The Public Theater spotlights the new work of Asian American writers. Dan Bacalzo covers the scene.

By Dan Bacalzo • Jun 10, 2007 • New York City

The rest of the week features readings of Naomi Iizuka's 36 Views, Edward Bok Lee's St. Petersburg, Sung Rno's wave, Sunil Kuruvilla's Rice Boy, Alexander Woo's Forbidden City Blues, and Alice Tuan's Hit.
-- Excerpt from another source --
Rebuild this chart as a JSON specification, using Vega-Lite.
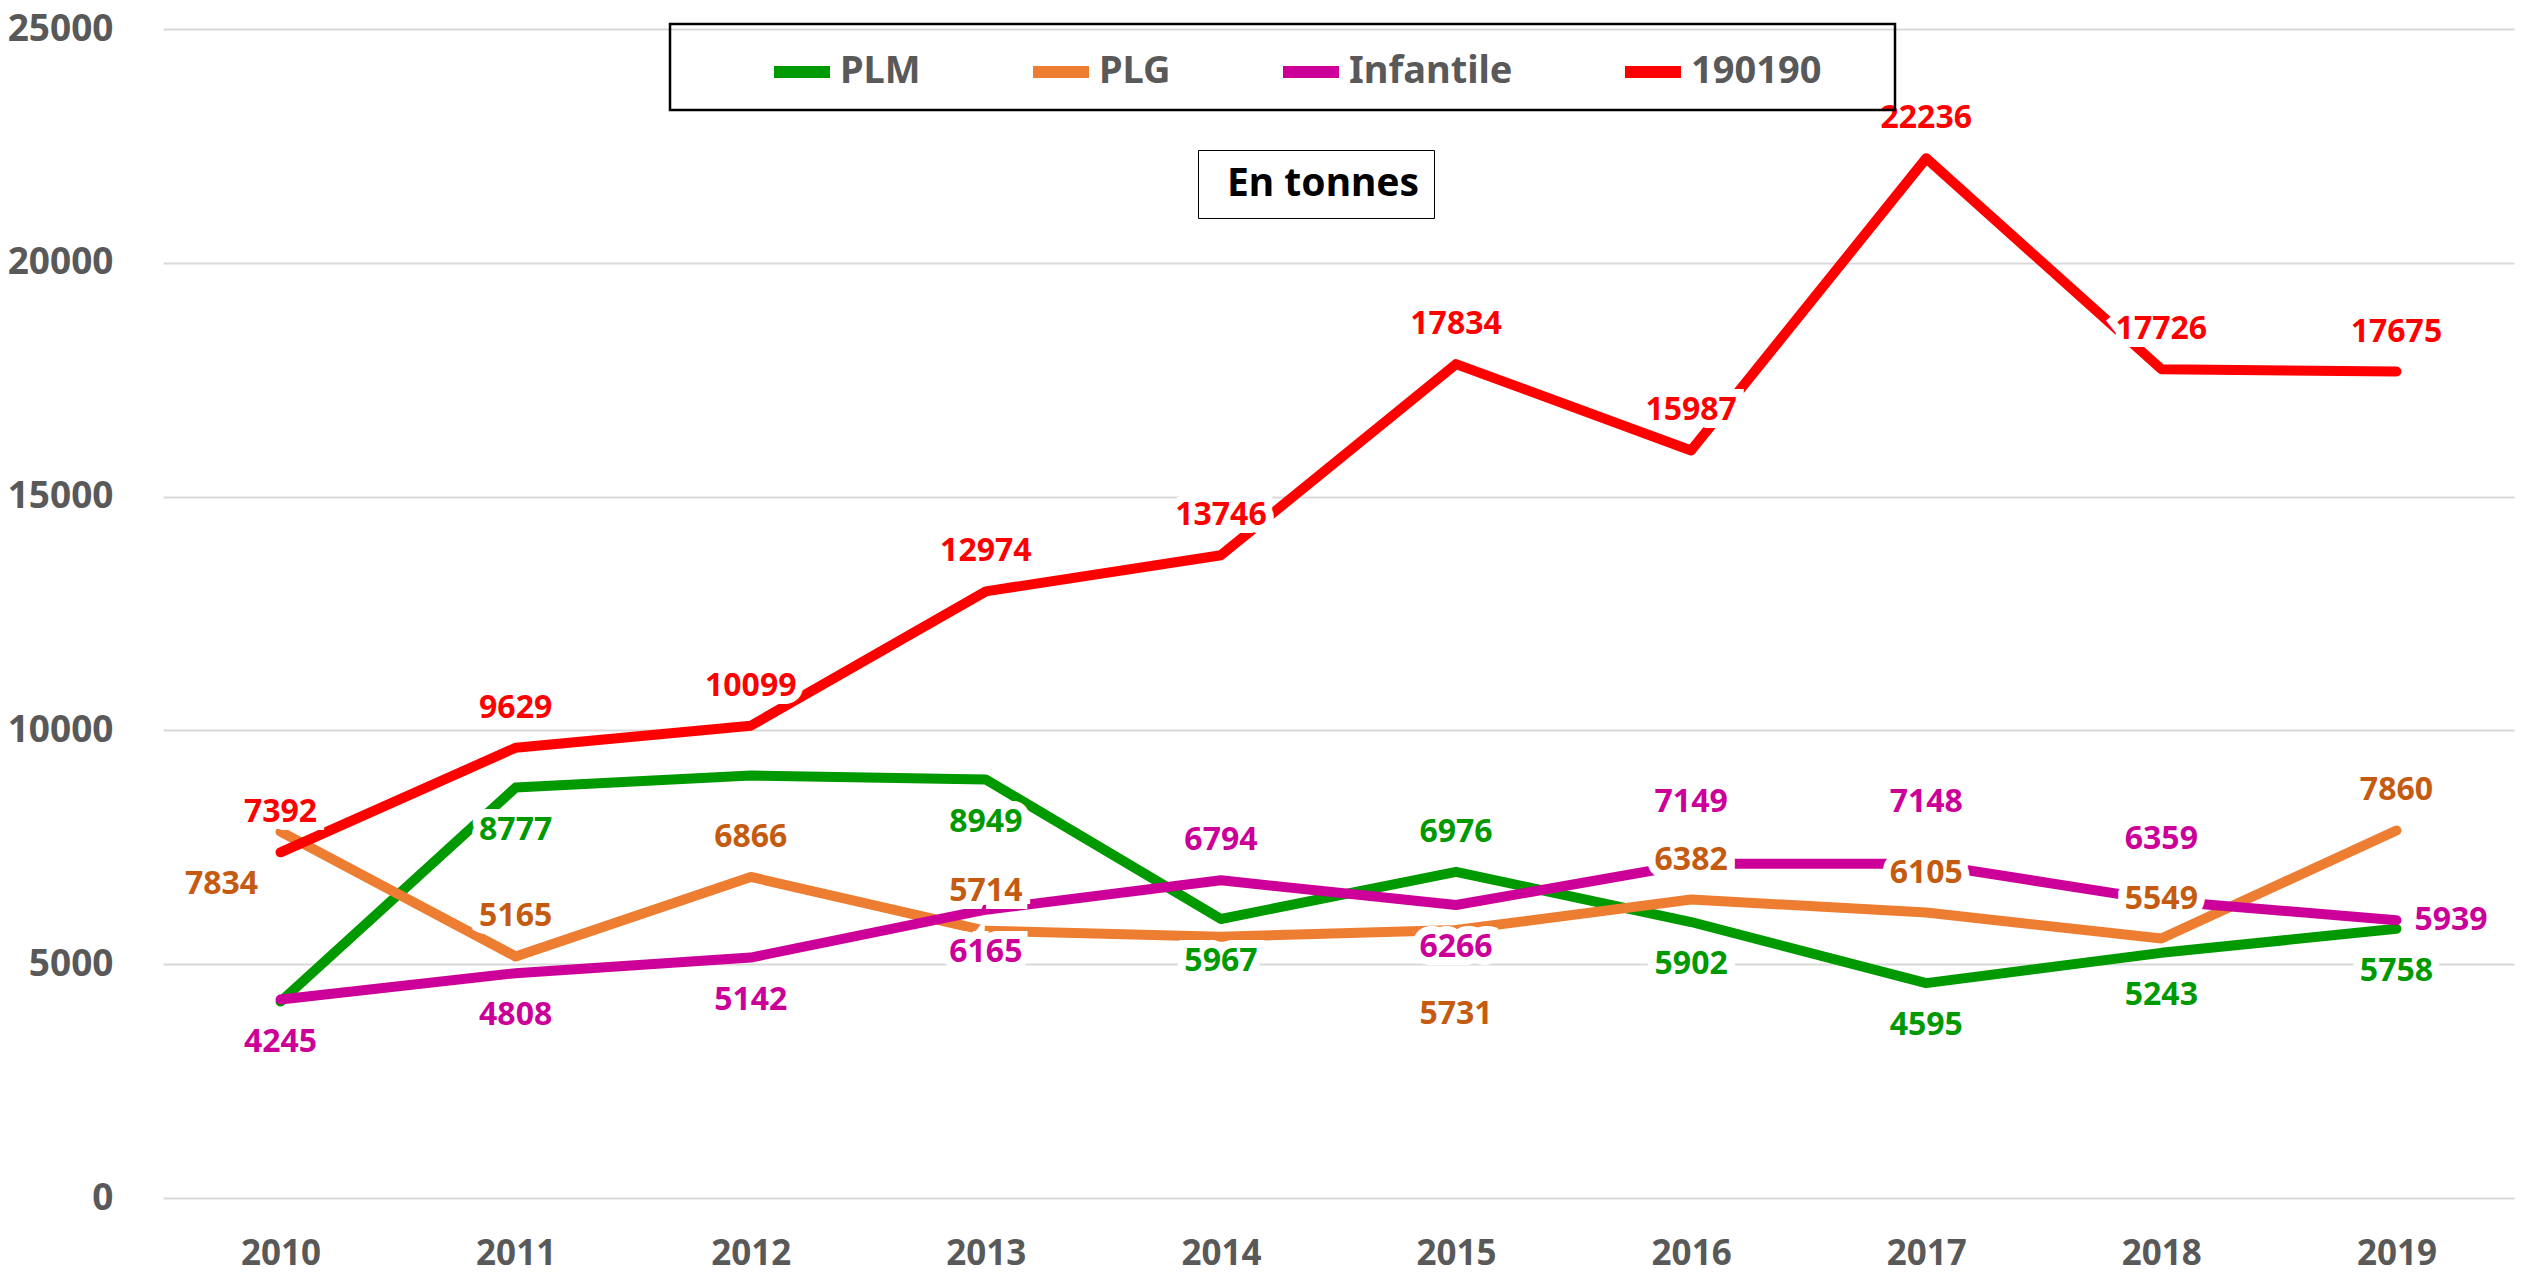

"There's a great breadth of work," says Merv Antonio, literary manager for the Public. In choosing the plays, he and the rest of the Public's literary staff read through a plethora of scripts. "We wanted to sculpt during the week the different perspectives, different points of view, different cultural vantage points that a lot of these writers are coming from," says Antonio. "Not all of them will be Asian identified. Not all of them will be strongly politicized. A lot of the playwrights grew up in the Midwest or East Coast surrounded by white people. So although they're Asian-American by name and color and surface quality, their influence in terms of environment was strongly American, or white."

In conjunction with the New Work Now! festival, there is also a series of cutting-edge work called Performance Now! at the Public's cabaret/performance space, Joe's Pub. Several Asian-American performers are featured, with a special focus given to Asian American composers. Second Generation Productions will present songs from its rock musical, Making Tracks, on Friday, April 21. Excerpts from Leon Ko's new musical, Heading East, will be performed on Saturday, April 22. And on Tuesday, April 25, composer Fred Ho leads a musical ensemble in excerpts from Night Vision, billed as a "Third to First World Vampyre Opera."

Ho's composition, written with the librettist Ruth Margraff, is distinctly different from the other two works, which fall squarely in the musical theater tradition. "I'm on the radical edge," says Ho. "My aesthetics are pan-Asian, inspired by Asian folk and music-theater traditions, combined with world music influences, as well as the most volatile of 20th-century African-American music."

The Public's New Work Now! focus wraps up on Sunday April 23 with a playwrights roundtable (moderated by the author of this article). Following that session will be a closing panel on "Re-Imagining Asian America: Current Trends and Future Hopes." Included on the panel are playwrights Jessica Hagedorn and Alice Tuan; David Eng, assistant professor of English and Asian American Studies at Columbia University; Welly Yang, producer and co-founder of Second Generation Productions; and Chay Yew, playwright and director of the Asian Theatre Workshop at the Mark Taper Forum.